The energy industry is going through revolutionary changes due to an increased push for clean energy technology and lower carbon emissions globally. Solar and wind power are some of the most commonly used renewable energy sources currently, with innovations constantly being developed, particularly in the solar energy space.
Carbon dioxide generating clean energy – if those were words you never thought you would see in one sentence, then you’re not alone. But that’s exactly what researchers from GE Global Research are making possible.
Carbon dioxide is one of the largest issues contributing to climate change today, and clean energy is just one of the many solutions that scientists and climate activists hope will solve temperature rises before it’s too late. One of the most recent developments in the clean energy sector not only fights to reduce CO2 emissions, but actually uses the gas to create clean energy storage solutions.
A new technology being developed by engineer Stephen Sanborn and his team hopes to make a new type of solar battery that is able to provide power to almost 100,000 homes. To achieve this, this new battery technology will use the largest contributor to climate change – CO2.
GE’s researchers have developed a way to transform stored carbon dioxide into storage technology for solar energy. The development will produce an entirely new solar storage technology, introduce another competitor to the recently released lithium ion solar battery technology – led by the famous Tesla Powerwall.
How does it work?
The technology has two main elements – the first involving heat collection and the second cooling the heat and storing it. The heat from the sun is collected by the same solar pv panel technology commonly used in the solar industry, the difference comes in the storage process of the captured energy.
Once collected by solar panels, the heat is stored in a liquid of molten salt. This solution is extremely hot. The liquid molten salt is then cooled by CO2 with surplus electricity to produce dry ice. The molten salt liquid then transforms the dry ice CO2 into a ‘supercritical’ fluid that is highly efficient in transferring energy into a turbine called a sunrotor.

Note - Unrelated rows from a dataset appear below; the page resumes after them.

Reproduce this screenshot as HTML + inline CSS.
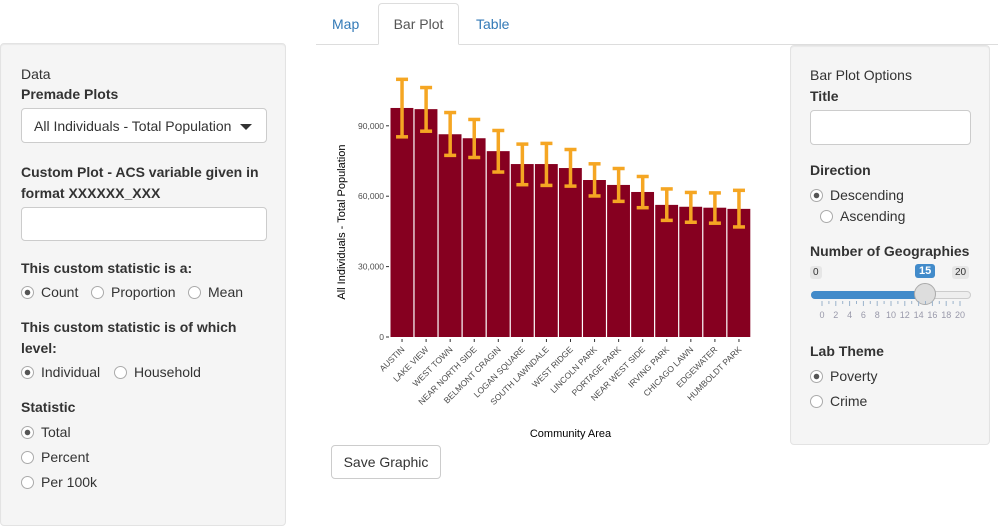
<!DOCTYPE html>
<html><head><meta charset="utf-8">
<style>
*{box-sizing:border-box}
body{margin:0;width:998px;height:530px;position:relative;background:#fff;font-family:"Liberation Sans",Arial,sans-serif;font-size:14px;color:#333;overflow:hidden}
.abs{position:absolute}
.panel{position:absolute;background:#f5f5f5;border:1px solid #e3e3e3;border-radius:4px;box-shadow:inset 0 1px 1px rgba(0,0,0,.05)}
.lbl{position:absolute;font-weight:bold;font-size:14px;line-height:20px}
.txt{position:absolute;font-size:14px;line-height:20px}
.input{position:absolute;background:#fff;border:1px solid #ccc;border-radius:4px}
.radio{position:absolute;font-size:14px;line-height:20px;padding-left:20px}
.radio:before{content:"";position:absolute;left:0;top:4px;width:11px;height:11px;border-radius:50%;border:1px solid #aaa;background:#fff}
.radio.on:before{background:radial-gradient(circle,#555 0 2.5px,#fff 3px)}
.tab{position:absolute;top:4px;height:40px;line-height:40px;font-size:14px;color:#337ab7}
</style></head><body>
<div class="abs" style="left:316px;top:44px;width:682px;height:1px;background:#ddd"></div>
<div class="tab" style="left:332px">Map</div>
<div class="abs" style="left:378px;top:3px;width:81px;height:42px;border:1px solid #ddd;border-bottom-color:#fff;border-radius:4px 4px 0 0;background:#fff;color:#555;text-align:center;line-height:40px">Bar Plot</div>
<div class="tab" style="left:476px">Table</div>

<div class="panel" style="left:0;top:43px;width:286px;height:483px">
<div class="txt" style="left:20px;top:20px">Data</div>
<div class="lbl" style="left:20px;top:40px">Premade Plots</div>
<div class="input" style="left:20px;top:64px;width:246px;height:35px;padding:8px 12px;line-height:18px">All Individuals - Total Population<span style="position:absolute;right:14px;top:15px;border-left:6px solid transparent;border-right:6px solid transparent;border-top:6px solid #333"></span></div>
<div class="lbl" style="left:20px;top:118px;width:250px;line-height:21px">Custom Plot - ACS variable given in format XXXXXX_XXX</div>
<div class="input" style="left:20px;top:163px;width:246px;height:34px"></div>
<div class="lbl" style="left:20px;top:214px">This custom statistic is a:</div>
<div class="radio on" style="left:20px;top:238px">Count</div>
<div class="radio" style="left:90px;top:238px">Proportion</div>
<div class="radio" style="left:187px;top:238px">Mean</div>
<div class="lbl" style="left:20px;top:273px;width:250px;line-height:21px">This custom statistic is of which level:</div>
<div class="radio on" style="left:20px;top:318px">Individual</div>
<div class="radio" style="left:113px;top:318px">Household</div>
<div class="lbl" style="left:20px;top:353px">Statistic</div>
<div class="radio on" style="left:20px;top:378px">Total</div>
<div class="radio" style="left:20px;top:403px">Percent</div>
<div class="radio" style="left:20px;top:428px">Per 100k</div>
</div>

<div class="panel" style="left:790px;top:45px;width:200px;height:400px">
<div class="txt" style="left:19px;top:19px">Bar Plot Options</div>
<div class="lbl" style="left:19px;top:40px">Title</div>
<div class="input" style="left:19px;top:64px;width:161px;height:35px"></div>
<div class="lbl" style="left:19px;top:114px">Direction</div>
<div class="radio on" style="left:19px;top:139px">Descending</div>
<div class="radio" style="left:29px;top:160px">Ascending</div>
<div class="lbl" style="left:19px;top:195px">Number of Geographies</div>
<div class="abs" style="left:19px;top:220px;background:#e6e6e6;font-size:10px;padding:1px 3px;border-radius:3px;color:#333">0</div>
<div class="abs" style="left:161px;top:220px;background:#e6e6e6;font-size:10px;padding:1px 3px;border-radius:3px;color:#333">20</div>
<div class="abs" style="left:124px;top:218px;background:#428bca;color:#fff;font-size:11px;font-weight:bold;padding:1px 4px;border-radius:3px">15</div>
<div class="abs" style="left:20px;top:245px;width:160px;height:8px;border-radius:4px;background:#eee;border:1px solid #ccc"></div>
<div class="abs" style="left:20px;top:245px;width:113px;height:8px;border-radius:4px 0 0 4px;background:#428bca"></div>
<div class="abs" style="left:123px;top:237px;width:22px;height:22px;border-radius:50%;background:#ddd;border:1px solid #aaa"></div>
<svg class="abs" id="sl" style="left:0;top:255px" width="200" height="22"></svg>
<div class="lbl" style="left:19px;top:295px">Lab Theme</div>
<div class="radio on" style="left:19px;top:320px">Poverty</div>
<div class="radio" style="left:19px;top:345px">Crime</div>
</div>

<svg class="abs" id="chart" style="left:0;top:0" width="998" height="450"></svg>

<div class="abs" style="left:331px;top:445px;width:110px;height:34px;border:1px solid #ccc;border-radius:4px;background:#fff;text-align:center;line-height:32px">Save Graphic</div>

<script>
const categories=["AUSTIN","LAKE VIEW","WEST TOWN","NEAR NORTH SIDE","BELMONT CRAGIN","LOGAN SQUARE","SOUTH LAWNDALE","WEST RIDGE","LINCOLN PARK","PORTAGE PARK","NEAR WEST SIDE","IRVING PARK","CHICAGO LAWN","EDGEWATER","HUMBOLDT PARK"];
const values=[97600,97100,86400,84700,79200,73700,73700,72000,66900,64800,61800,56300,55500,55100,54600];
const errUpper=[109800,106300,95650,92700,88000,82200,82500,79900,73800,71800,68400,63100,61600,61400,62500];
const errLower=[85300,87700,77400,76500,70300,64900,64600,64300,60100,57800,55100,49700,48900,48500,46900];
const yTicks=[0,30000,60000,90000];
const yTickLabels=["0","30,000","60,000","90,000"];

const NS="http://www.w3.org/2000/svg";
// slider ticks
const sl=document.getElementById('sl');
for(let i=0;i<=20;i++){
  const x=31+i*6.9;
  const l=document.createElementNS(NS,'line');
  l.setAttribute('x1',x);l.setAttribute('x2',x);l.setAttribute('y1',0);l.setAttribute('y2',i%2?3:5);
  l.setAttribute('stroke','#9bb3cc');
  sl.appendChild(l);
  if(i%2===0){
    const t=document.createElementNS(NS,'text');
    t.setAttribute('x',x);t.setAttribute('y',17);t.setAttribute('text-anchor','middle');
    t.setAttribute('font-size','9');t.setAttribute('fill','#99a');t.setAttribute('font-family','Liberation Sans');
    t.textContent=i;sl.appendChild(t);
  }
}

const svg=document.getElementById('chart');
const X0=390,X1=751,Y0=337,YSCALE=70.4/30000;
const band=(X1-X0)/categories.length;
const xPos=i=>X0+i*band;
const yPos=v=>Y0-v*YSCALE;
function mk(tag,attrs){const e=document.createElementNS(NS,tag);for(const k in attrs)e.setAttribute(k,attrs[k]);svg.appendChild(e);return e;}

yTicks.forEach((t,i)=>{
  const l=mk('line',{x1:X0-4,x2:X0-1,y1:yPos(t),y2:yPos(t),stroke:'#333','stroke-width':1});
  
  
  const tx=mk('text',{x:X0-6,y:yPos(t)+3,'text-anchor':'end','font-size':8.5,fill:'#4d4d4d','font-family':'Liberation Sans'});
  tx.textContent=yTickLabels[i];
  
  
});

categories.forEach((c,i)=>{
  const x=xPos(i);
  const r=mk('rect',{x:x+0.5,y:yPos(values[i]),width:band-1.2,height:Y0-yPos(values[i]),fill:'#860020'});
  
  
  const cx=x+band/2;
  const g=document.createElementNS(NS,'g');
  
  
  g.setAttribute('stroke','#f5a623');g.setAttribute('stroke-width','3.5');
  svg.appendChild(g);
  [[cx,yPos(errUpper[i]),cx,yPos(errLower[i])],[cx-6,yPos(errUpper[i]),cx+6,yPos(errUpper[i])],[cx-6,yPos(errLower[i]),cx+6,yPos(errLower[i])]].forEach(p=>{
    const l=document.createElementNS(NS,'line');
    l.setAttribute('x1',p[0]);l.setAttribute('y1',p[1]);l.setAttribute('x2',p[2]);l.setAttribute('y2',p[3]);
    g.appendChild(l);
  });
  const tk=mk('line',{x1:cx,x2:cx,y1:Y0+2,y2:Y0+5,stroke:'#333','stroke-width':1});
  
  
  const t=mk('text',{x:cx+3,y:Y0+13,'text-anchor':'end','font-size':8.5,fill:'#4d4d4d','font-family':'Liberation Sans',transform:`rotate(-45 ${cx+3} ${Y0+13})`});
  t.textContent=c;
  
  
});

const xt=mk('text',{x:(X0+X1)/2,y:437,'text-anchor':'middle','font-size':11,fill:'#000','font-family':'Liberation Sans'});
xt.textContent='Community Area';


const yt=mk('text',{x:0,y:0,'text-anchor':'middle','font-size':11,fill:'#000','font-family':'Liberation Sans',transform:`translate(345 ${(yPos(115000)+Y0)/2+20}) rotate(-90)`});
yt.textContent='All Individuals - Total Population';


</script>
</body></html>
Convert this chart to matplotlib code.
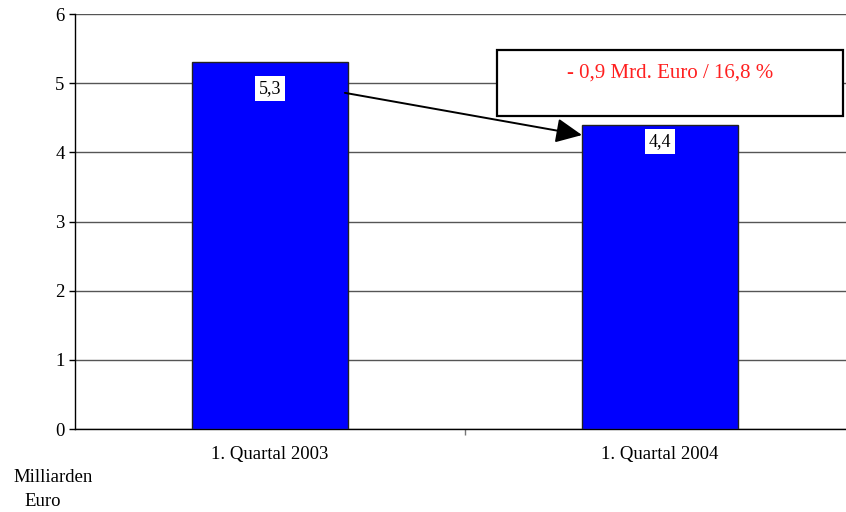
import matplotlib
matplotlib.use("Agg")
import matplotlib.pyplot as plt
from matplotlib.patches import Rectangle

categories = ["1. Quartal 2003", "1. Quartal 2004"]
values = [5.3, 4.4]
value_labels = ["5,3", "4,4"]
label_offsets = [-18.5, -12]  # points below bar top
yticks = [0, 1, 2, 3, 4, 5, 6]
change_text = "- 0,9 Mrd. Euro / 16,8 %"

plt.rcParams['font.family'] = ['Liberation Serif', 'DejaVu Serif']

W, H = 846, 512
fig = plt.figure(figsize=(W / 100, H / 100), dpi=100)
ax = fig.add_axes([75 / W, (H - 429) / H, 780 / W, 415 / H])

x = list(range(len(categories)))
bw = 0.4
ax.bar(x, values, width=bw, color="#0000FF", edgecolor="#222222", linewidth=1, zorder=3)

ax.set_xlim(-0.5, 1.5)
ax.set_ylim(0, 6)
ax.set_yticks(yticks)
ax.set_yticklabels([str(t) for t in yticks], fontsize=13.5)
ax.yaxis.grid(True, color="#555555", linewidth=1)
ax.set_axisbelow(True)
ax.tick_params(axis='y', direction='out', length=4, width=1, color="black", pad=3.5)

ax.set_xticks([0.5])
ax.set_xticklabels([""])
ax.tick_params(axis='x', direction='out', length=4, width=1, color="#777777")
for i, c in enumerate(categories):
    ax.annotate(c, xy=(i, 0), xytext=(0, -18.5), textcoords='offset points',
                ha='center', va='center', fontsize=13.5, annotation_clip=False)

for s in ['top', 'right']:
    ax.spines[s].set_visible(False)
ax.spines['left'].set_linewidth(1)
ax.spines['bottom'].set_linewidth(1)

for i, (v, lab, off) in enumerate(zip(values, value_labels, label_offsets)):
    ax.annotate(lab, xy=(i, v), xytext=(0, off), textcoords='offset points',
                ha='center', va='center', fontsize=13,
                bbox=dict(boxstyle='square,pad=0.22', fc='white', ec='none'), zorder=5)

# arrow from bar 1 right edge to bar 2 left edge
ax.annotate("", xy=(1 - bw / 2, values[1] - 0.15), xytext=(bw / 2 - 0.008, values[0] - 0.44),
            arrowprops=dict(arrowstyle='-|>,head_length=1.6,head_width=0.75', color='black',
                            lw=1.4, shrinkA=0, shrinkB=0, mutation_scale=10), zorder=6)

# change box
fig.patches.append(Rectangle((497 / W, (H - 116) / H), 346 / W, 66 / H,
                             transform=fig.transFigure, fc='white', ec='black', lw=1.6, zorder=10))
fig.text(670 / W, (H - 73.5) / H, change_text, color='#FF2020', fontsize=15,
         ha='center', va='center', zorder=11)

fig.text(53 / W, (H - 477) / H, "Milliarden", ha='center', va='center', fontsize=13.5)
fig.text(43 / W, (H - 501) / H, "Euro", ha='center', va='center', fontsize=13.5)

fig.savefig("out.png", dpi=100)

This sunrotor can then supply stored energy as needed. Not only is this process highly efficiency in terms of energy, but also in terms of space. The sunrotor is small enough to fit on an office shelf, and will be able to power 100,000 homes.
The space efficiency of this technology is one particularly revolutionary development, as space required for some large scale renewable energy installations is one of the few drawbacks of current technologies. In addition to increased size efficiency, the sunrotor technology is also expected to bring down the cost of energy from $ 250/MWh to $ 100/MWh.
“It is so cheap because you are not making the energy, you are taking the energy from the sun or the turbine exhaust, storing it and transferring it” said Sanborn.
The sunrotor technology is also highly energy efficient; once deployed they could yield up to 69 per cent of their stored energy back to the grid. In comparison the most efficient gas power plants only produce a maximum of 61 percent energy return.